With the introduction of 2013 model year vehicles, the Environmental Protection Agency (EPA) Fuel Economy Label will be updated as shown in the photograph above. Of course, this is the label for electric vehicles (EVs). The label for gasoline powered vehicles will look like this:
The bottom of each sticker provides the standard disclaimer – “Actual results will vary…” But let’s take a closer look at the number in the upper right corner of each sticker. “You save $x,xxx in fuel costs over 5 years compared to the average new vehicle.”
Explaining the gasoline EPA Fuel Economy Sticker
The fine print on the bottom of each sticker declares that the average new vehicle gets 22 miles per gallon (mpg). It also provides an estimate of the cost of fuel for that model year (in the example above $3.70 per gallon). All vehicles are estimated to be driven 15,000 miles each year.
First of all, don’t try to run the numbers using the above examples. Clearly there is rounding involved to get the numbers indicated in all cases, but they are close enough to be representative. In the example above, since that gasoline vehicle gets 26 miles per gallon you save $1,850 over a five year time frame compared to the average new car. A careful reading will also show that this sticker belongs on a small SUV.

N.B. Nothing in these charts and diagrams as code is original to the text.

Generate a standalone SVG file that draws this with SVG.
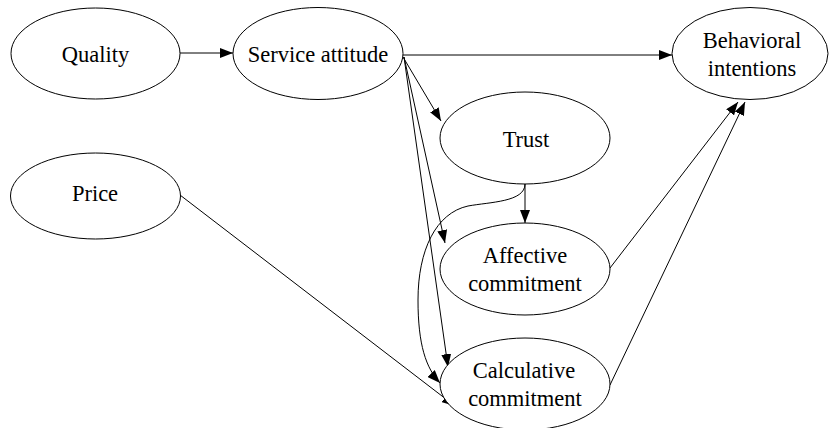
<svg xmlns="http://www.w3.org/2000/svg" width="829" height="428" viewBox="0 0 829 428">
<style>
.n{fill:#fff;stroke:#000;stroke-width:1}
text{font-family:'Liberation Serif','Times New Roman','DejaVu Serif',serif;font-size:22.5px;fill:#000;text-anchor:middle}
.c{fill:none;stroke:#000;stroke-width:1;marker-end:url(#ah)}
</style>
<defs>
<marker id="ah" markerUnits="userSpaceOnUse" markerWidth="14" markerHeight="10" refX="13" refY="5" orient="auto">
<path d="M0,0 L13,5 L0,10 Z" fill="#000"/>
</marker>
</defs>
<rect width="829" height="428" fill="#fff"/>
<g id="connectors">
<path class="c" d="M180,53 L233,53"/>
<path class="c" d="M403,55 L672,55"/>
<path class="c" d="M403,57 L441,121"/>
<path class="c" d="M404,57 L445,243"/>
<path class="c" d="M404,57 L448,367"/>
<path class="c" d="M525,184 L525,223"/>
<path class="c" d="M525,184 C525,202 490,202 468,206 C436,213 418,250 418,300 C418,345 426,368 440,383"/>
<path class="c" d="M610,268 L738,102"/>
<path class="c" d="M610,385 L745,102"/>
<path class="c" d="M180,195 L455,406"/>
</g>
<g id="quality"><ellipse class="n" cx="95.5" cy="53.5" rx="84.5" ry="45.5"/><text font-family="Liberation Serif, serif" x="95.5" y="62">Quality</text></g>
<g id="service"><ellipse class="n" cx="318" cy="53.5" rx="85" ry="46"/><text font-family="Liberation Serif, serif" x="318" y="62">Service attitude</text></g>
<g id="behavioral"><ellipse class="n" cx="750" cy="53.5" rx="78" ry="46"/><text font-family="Liberation Serif, serif" x="752" y="48">Behavioral</text><text font-family="Liberation Serif, serif" x="752" y="76">intentions</text></g>
<g id="price"><ellipse class="n" cx="95.5" cy="196" rx="85" ry="43"/><text font-family="Liberation Serif, serif" x="95" y="201">Price</text></g>
<g id="trust"><ellipse class="n" cx="525" cy="138" rx="85" ry="46"/><text font-family="Liberation Serif, serif" x="526" y="147">Trust</text></g>
<g id="affective"><ellipse class="n" cx="525" cy="269" rx="85" ry="46"/><text font-family="Liberation Serif, serif" x="525" y="263">Affective</text><text font-family="Liberation Serif, serif" x="525" y="291">commitment</text></g>
<g id="calculative"><ellipse class="n" cx="525" cy="384" rx="85" ry="46"/><text font-family="Liberation Serif, serif" x="524" y="378">Calculative</text><text font-family="Liberation Serif, serif" x="525" y="406">commitment</text></g>
</svg>
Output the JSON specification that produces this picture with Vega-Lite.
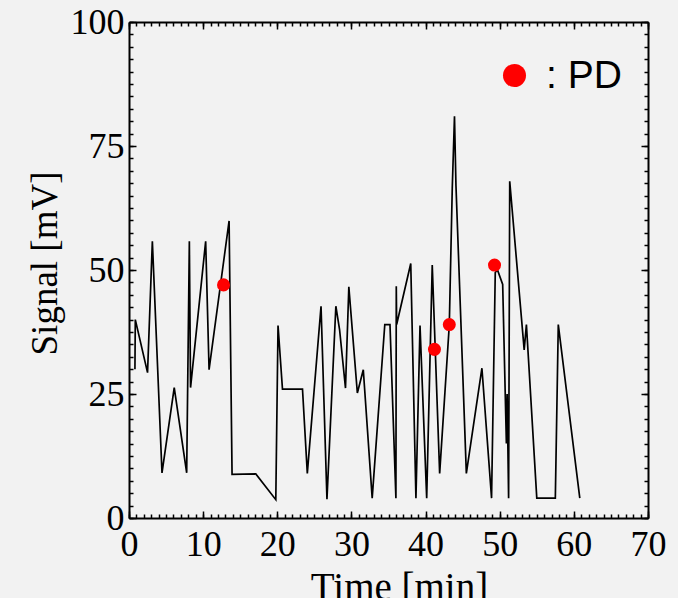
{
  "$schema": "https://vega.github.io/schema/vega-lite/v6.json",
  "width": 519,
  "height": 496,
  "autosize": {"type": "none"},
  "padding": {"left": 129, "top": 22, "right": 30, "bottom": 80},
  "background": "#f2f2f2",
  "datasets": {
    "line": [
      {"i": 1, "t": 0.8, "v": 30},
      {"i": 2, "t": 0.85, "v": 40},
      {"i": 3, "t": 2.5, "v": 29.3},
      {"i": 4, "t": 3.15, "v": 55.8},
      {"i": 5, "t": 4.45, "v": 9.1},
      {"i": 6, "t": 6.1, "v": 26.3},
      {"i": 7, "t": 7.78, "v": 9.1},
      {"i": 8, "t": 8.14, "v": 55.8},
      {"i": 9, "t": 8.3, "v": 26.3},
      {"i": 10, "t": 10.34, "v": 55.8},
      {"i": 11, "t": 10.8, "v": 29.9},
      {"i": 12, "t": 13.5, "v": 59.9},
      {"i": 13, "t": 13.9, "v": 8.8},
      {"i": 14, "t": 17.1, "v": 8.9},
      {"i": 15, "t": 19.8, "v": 3.7},
      {"i": 16, "t": 20.1, "v": 38.8},
      {"i": 17, "t": 20.7, "v": 26},
      {"i": 18, "t": 23.4, "v": 26},
      {"i": 19, "t": 24.05, "v": 9},
      {"i": 20, "t": 25.9, "v": 42.7},
      {"i": 21, "t": 26.7, "v": 3.8},
      {"i": 22, "t": 27.9, "v": 42.7},
      {"i": 23, "t": 28.4, "v": 38},
      {"i": 24, "t": 29.2, "v": 26.2},
      {"i": 25, "t": 29.65, "v": 46.6},
      {"i": 26, "t": 30.8, "v": 25.2},
      {"i": 27, "t": 31.6, "v": 29.9},
      {"i": 28, "t": 32.8, "v": 4},
      {"i": 29, "t": 34.5, "v": 39},
      {"i": 30, "t": 35.2, "v": 39},
      {"i": 31, "t": 36.0, "v": 4},
      {"i": 32, "t": 36.05, "v": 46.7},
      {"i": 33, "t": 36.1, "v": 39},
      {"i": 34, "t": 38.0, "v": 51.3},
      {"i": 35, "t": 38.7, "v": 4},
      {"i": 36, "t": 39.25, "v": 38.8},
      {"i": 37, "t": 40.15, "v": 4},
      {"i": 38, "t": 40.9, "v": 51},
      {"i": 39, "t": 41.9, "v": 9},
      {"i": 40, "t": 43.2, "v": 38.9},
      {"i": 41, "t": 43.6, "v": 66.5},
      {"i": 42, "t": 43.9, "v": 81},
      {"i": 43, "t": 44.1, "v": 67},
      {"i": 44, "t": 45.5, "v": 9},
      {"i": 45, "t": 47.6, "v": 30.2},
      {"i": 46, "t": 48.9, "v": 4},
      {"i": 47, "t": 49.4, "v": 49.5},
      {"i": 48, "t": 49.7, "v": 50},
      {"i": 49, "t": 50.4, "v": 47.1},
      {"i": 50, "t": 50.9, "v": 15},
      {"i": 51, "t": 51.0, "v": 25},
      {"i": 52, "t": 51.2, "v": 4},
      {"i": 53, "t": 51.35, "v": 67.9},
      {"i": 54, "t": 53.3, "v": 33.9},
      {"i": 55, "t": 53.6, "v": 39},
      {"i": 56, "t": 55.0, "v": 4},
      {"i": 57, "t": 57.5, "v": 4},
      {"i": 58, "t": 57.9, "v": 39},
      {"i": 59, "t": 60.8, "v": 4}
    ],
    "pd": [
      {"t": 12.75, "v": 47},
      {"t": 41.2, "v": 34},
      {"t": 43.2, "v": 39},
      {"t": 49.3, "v": 51}
    ]
  },
  "layer": [
    {
      "data": {"name": "line"},
      "mark": {"type": "line", "color": "black", "strokeWidth": 1.7, "strokeJoin": "miter"},
      "encoding": {
        "x": {
          "field": "t", "type": "quantitative",
          "scale": {"domain": [0, 70], "nice": false, "zero": false},
          "axis": {
            "orient": "bottom", "values": [0, 10, 20, 30, 40, 50, 60, 70],
            "tickSize": -7, "labelPadding": 16, "title": "Time [min]",
            "titleX": 270, "titlePadding": 6, "titleFontSize": 39
          }
        },
        "y": {
          "field": "v", "type": "quantitative",
          "scale": {"domain": [0, 100], "nice": false},
          "axis": {
            "orient": "left", "values": [0, 25, 50, 75, 100],
            "tickSize": -7, "labelPadding": 12, "title": "Signal [mV]",
            "titlePadding": 6, "titleY": 241
          }
        },
        "order": {"field": "i", "type": "quantitative"}
      }
    },
    {
      "data": {"name": "pd"},
      "mark": {"type": "point", "shape": "circle", "filled": true, "opacity": 1, "size": 170},
      "encoding": {
        "x": {
          "field": "t", "type": "quantitative",
          "axis": {
            "orient": "bottom",
            "values": [0,1,2,3,4,5,6,7,8,9,10,11,12,13,14,15,16,17,18,19,20,21,22,23,24,25,26,27,28,29,30,31,32,33,34,35,36,37,38,39,40,41,42,43,44,45,46,47,48,49,50,51,52,53,54,55,56,57,58,59,60,61,62,63,64,65,66,67,68,69,70],
            "tickSize": -4, "labels": false, "domain": false, "title": null
          }
        },
        "y": {
          "field": "v", "type": "quantitative",
          "axis": {
            "orient": "left",
            "values": [0,2.5,5,7.5,10,12.5,15,17.5,20,22.5,25,27.5,30,32.5,35,37.5,40,42.5,45,47.5,50,52.5,55,57.5,60,62.5,65,67.5,70,72.5,75,77.5,80,82.5,85,87.5,90,92.5,95,97.5,100],
            "tickSize": -4, "labels": false, "domain": false, "title": null
          }
        },
        "color": {
          "datum": ": PD",
          "scale": {"range": ["#ff0000"]},
          "legend": {
            "orient": "none", "legendX": 366, "legendY": 34, "title": null,
            "symbolType": "circle", "symbolSize": 530, "symbolStrokeWidth": 0,
            "labelFont": "Liberation Sans", "labelFontSize": 39, "labelColor": "black",
            "labelOffset": 12, "padding": 0
          }
        }
      }
    },
    {
      "data": {"name": "pd"},
      "mark": {"type": "point", "opacity": 0},
      "encoding": {
        "x": {
          "field": "t", "type": "quantitative",
          "axis": {
            "orient": "top", "values": [0, 10, 20, 30, 40, 50, 60, 70],
            "tickSize": -7, "labels": false, "title": null
          }
        },
        "y": {
          "field": "v", "type": "quantitative",
          "axis": {
            "orient": "right", "values": [0, 25, 50, 75, 100],
            "tickSize": -7, "labels": false, "title": null
          }
        }
      }
    },
    {
      "data": {"name": "pd"},
      "mark": {"type": "point", "opacity": 0},
      "encoding": {
        "x": {
          "field": "t", "type": "quantitative",
          "axis": {
            "orient": "top",
            "values": [0,1,2,3,4,5,6,7,8,9,10,11,12,13,14,15,16,17,18,19,20,21,22,23,24,25,26,27,28,29,30,31,32,33,34,35,36,37,38,39,40,41,42,43,44,45,46,47,48,49,50,51,52,53,54,55,56,57,58,59,60,61,62,63,64,65,66,67,68,69,70],
            "tickSize": -4, "labels": false, "domain": false, "title": null
          }
        },
        "y": {
          "field": "v", "type": "quantitative",
          "axis": {
            "orient": "right",
            "values": [0,2.5,5,7.5,10,12.5,15,17.5,20,22.5,25,27.5,30,32.5,35,37.5,40,42.5,45,47.5,50,52.5,55,57.5,60,62.5,65,67.5,70,72.5,75,77.5,80,82.5,85,87.5,90,92.5,95,97.5,100],
            "tickSize": -4, "labels": false, "domain": false, "title": null
          }
        }
      }
    }
  ],
  "resolve": {"axis": {"x": "independent", "y": "independent"}},
  "config": {
    "view": {"stroke": null, "fill": "#f2f2f2"},
    "axis": {
      "grid": false,
      "labelFont": "Liberation Serif", "labelFontSize": 36, "labelColor": "black",
      "labelFlush": false, "labelOverlap": false,
      "titleFont": "Liberation Serif", "titleFontSize": 37, "titleFontWeight": "normal", "titleColor": "black",
      "tickColor": "black", "tickWidth": 1.5,
      "domainColor": "black", "domainWidth": 2
    }
  }
}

Explaining the Electric Vehicle EPA Fuel Economy Sticker
Since the electric vehicle uses electricity instead of gasoline a different means of comparison is called for. The EPA has calculated that, in this example, 34 kilowatt hours (kWh) will get you 100 miles down the road. That number will vary from vehicle to vehicle, just as mpg varies in gasoline powered cars. Also, the average estimated cost of electricity is projected to be $0.12 per kWh. Again, it is simply a case of doing the math. The electricity cost to drive this vehicle 15,000 miles is $600 based on the above assumptions. Compared to the average new vehicle, this provides a five year cost savings of $9,600.
The Plug-in Hybrid provides a significant cost savings as well when compared to the average new vehicle.
Electric vehicles and plug-in hybrids will be sitting side-by-side on dealership lots and shoppers will be looking at and comparing these stickers. We feel that as a result, more individuals will understand that an electric vehicle or plug-in hybrid may actually fit into their driving situation. Saving money can be a hugely motivating factor. Also, in 2013 we will see more electric vehicles and plug-in hybrids offered by more manufacturers in more vehicle configurations. Just as in the gasoline powered automobile world, expanding vehicle choice will bring more shoppers into the segment.
One other not insignificant point to keep in mind is this – the above labels and their results project a fixed price for both gasoline and electricity. As we know, both cost more over time. We recently wrote that gasoline has more than tripled in cost over the past 10 years, while the cost of electricity has gone up about 45% during that same time frame. Taking future gas price hikes into consideration will make EVs even more appealing to more shoppers as they are introduced to these cost saving ideas via this new EPA Fuel Economy Label.